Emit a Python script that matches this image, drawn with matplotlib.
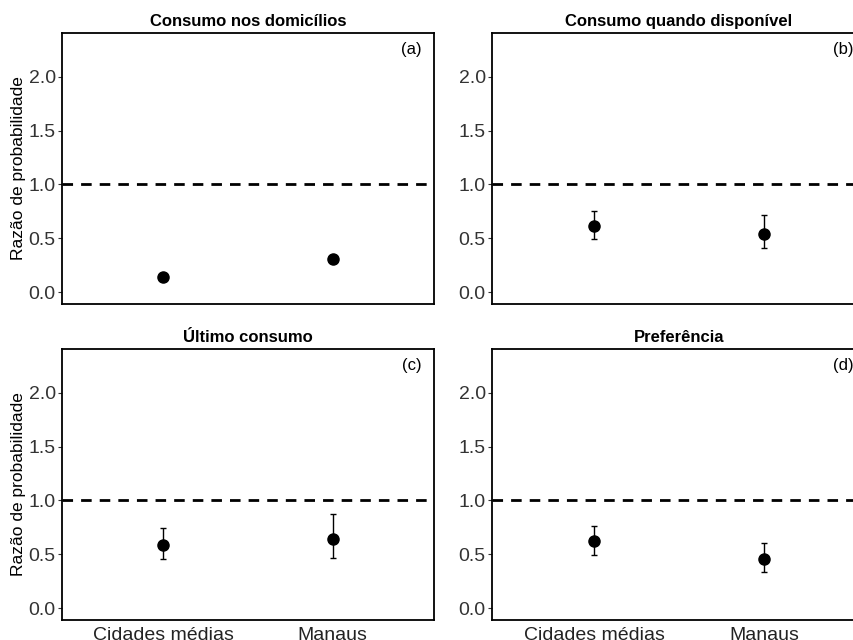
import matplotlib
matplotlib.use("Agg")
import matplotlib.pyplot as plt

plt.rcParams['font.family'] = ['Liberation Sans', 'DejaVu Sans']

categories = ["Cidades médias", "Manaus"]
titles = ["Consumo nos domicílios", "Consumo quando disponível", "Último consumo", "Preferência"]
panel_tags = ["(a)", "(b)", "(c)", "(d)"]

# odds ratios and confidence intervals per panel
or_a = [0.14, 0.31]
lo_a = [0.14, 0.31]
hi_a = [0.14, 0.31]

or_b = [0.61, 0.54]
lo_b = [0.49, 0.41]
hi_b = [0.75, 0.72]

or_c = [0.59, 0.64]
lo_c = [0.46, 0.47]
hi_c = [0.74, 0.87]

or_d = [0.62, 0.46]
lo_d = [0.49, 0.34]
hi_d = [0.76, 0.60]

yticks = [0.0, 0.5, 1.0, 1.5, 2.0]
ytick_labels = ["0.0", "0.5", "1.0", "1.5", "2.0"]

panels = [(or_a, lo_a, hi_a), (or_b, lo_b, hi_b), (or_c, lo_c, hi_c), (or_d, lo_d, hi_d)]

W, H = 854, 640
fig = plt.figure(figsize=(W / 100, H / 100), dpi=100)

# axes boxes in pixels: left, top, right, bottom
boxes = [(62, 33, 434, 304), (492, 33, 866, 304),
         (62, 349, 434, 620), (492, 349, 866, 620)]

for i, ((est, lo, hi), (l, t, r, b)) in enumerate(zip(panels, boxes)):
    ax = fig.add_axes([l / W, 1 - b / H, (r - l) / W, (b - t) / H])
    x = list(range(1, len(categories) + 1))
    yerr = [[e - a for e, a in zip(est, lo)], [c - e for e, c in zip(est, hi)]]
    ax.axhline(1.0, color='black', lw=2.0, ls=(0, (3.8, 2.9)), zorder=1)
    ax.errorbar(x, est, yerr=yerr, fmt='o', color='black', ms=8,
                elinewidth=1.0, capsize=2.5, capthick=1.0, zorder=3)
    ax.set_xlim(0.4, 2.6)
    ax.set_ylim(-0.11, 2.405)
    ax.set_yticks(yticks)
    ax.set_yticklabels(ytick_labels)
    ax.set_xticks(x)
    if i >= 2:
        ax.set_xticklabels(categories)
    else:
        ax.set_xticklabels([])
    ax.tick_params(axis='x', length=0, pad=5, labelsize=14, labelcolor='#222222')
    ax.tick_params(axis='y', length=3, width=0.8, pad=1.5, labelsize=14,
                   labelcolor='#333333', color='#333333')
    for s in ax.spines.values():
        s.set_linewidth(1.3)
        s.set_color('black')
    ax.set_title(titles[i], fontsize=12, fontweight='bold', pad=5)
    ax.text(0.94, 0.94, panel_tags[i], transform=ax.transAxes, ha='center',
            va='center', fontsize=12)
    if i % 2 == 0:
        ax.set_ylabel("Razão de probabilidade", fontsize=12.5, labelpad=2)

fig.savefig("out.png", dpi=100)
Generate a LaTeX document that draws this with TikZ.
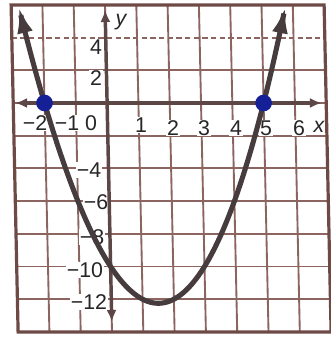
--*--
■ **Requirement**: Reproduce the full listing above verbatim, with no pictures included.

■ **Result of the exercise**:
Emit a Python script that matches this image, drawn with matplotlib.
import matplotlib
matplotlib.use("Agg")
import matplotlib.pyplot as plt

plt.rcParams['font.family'] = ['Liberation Sans', 'DejaVu Sans']

categories = ["Cidades médias", "Manaus"]
titles = ["Consumo nos domicílios", "Consumo quando disponível", "Último consumo", "Preferência"]
panel_tags = ["(a)", "(b)", "(c)", "(d)"]

# odds ratios and confidence intervals per panel
or_a = [0.14, 0.31]
lo_a = [0.14, 0.31]
hi_a = [0.14, 0.31]

or_b = [0.61, 0.54]
lo_b = [0.49, 0.41]
hi_b = [0.75, 0.72]

or_c = [0.59, 0.64]
lo_c = [0.46, 0.47]
hi_c = [0.74, 0.87]

or_d = [0.62, 0.46]
lo_d = [0.49, 0.34]
hi_d = [0.76, 0.60]

yticks = [0.0, 0.5, 1.0, 1.5, 2.0]
ytick_labels = ["0.0", "0.5", "1.0", "1.5", "2.0"]

panels = [(or_a, lo_a, hi_a), (or_b, lo_b, hi_b), (or_c, lo_c, hi_c), (or_d, lo_d, hi_d)]

W, H = 854, 640
fig = plt.figure(figsize=(W / 100, H / 100), dpi=100)

# axes boxes in pixels: left, top, right, bottom
boxes = [(62, 33, 434, 304), (492, 33, 866, 304),
         (62, 349, 434, 620), (492, 349, 866, 620)]

for i, ((est, lo, hi), (l, t, r, b)) in enumerate(zip(panels, boxes)):
    ax = fig.add_axes([l / W, 1 - b / H, (r - l) / W, (b - t) / H])
    x = list(range(1, len(categories) + 1))
    yerr = [[e - a for e, a in zip(est, lo)], [c - e for e, c in zip(est, hi)]]
    ax.axhline(1.0, color='black', lw=2.0, ls=(0, (3.8, 2.9)), zorder=1)
    ax.errorbar(x, est, yerr=yerr, fmt='o', color='black', ms=8,
                elinewidth=1.0, capsize=2.5, capthick=1.0, zorder=3)
    ax.set_xlim(0.4, 2.6)
    ax.set_ylim(-0.11, 2.405)
    ax.set_yticks(yticks)
    ax.set_yticklabels(ytick_labels)
    ax.set_xticks(x)
    if i >= 2:
        ax.set_xticklabels(categories)
    else:
        ax.set_xticklabels([])
    ax.tick_params(axis='x', length=0, pad=5, labelsize=14, labelcolor='#222222')
    ax.tick_params(axis='y', length=3, width=0.8, pad=1.5, labelsize=14,
                   labelcolor='#333333', color='#333333')
    for s in ax.spines.values():
        s.set_linewidth(1.3)
        s.set_color('black')
    ax.set_title(titles[i], fontsize=12, fontweight='bold', pad=5)
    ax.text(0.94, 0.94, panel_tags[i], transform=ax.transAxes, ha='center',
            va='center', fontsize=12)
    if i % 2 == 0:
        ax.set_ylabel("Razão de probabilidade", fontsize=12.5, labelpad=2)

fig.savefig("out.png", dpi=100)
Generate a LaTeX document that draws this with TikZ.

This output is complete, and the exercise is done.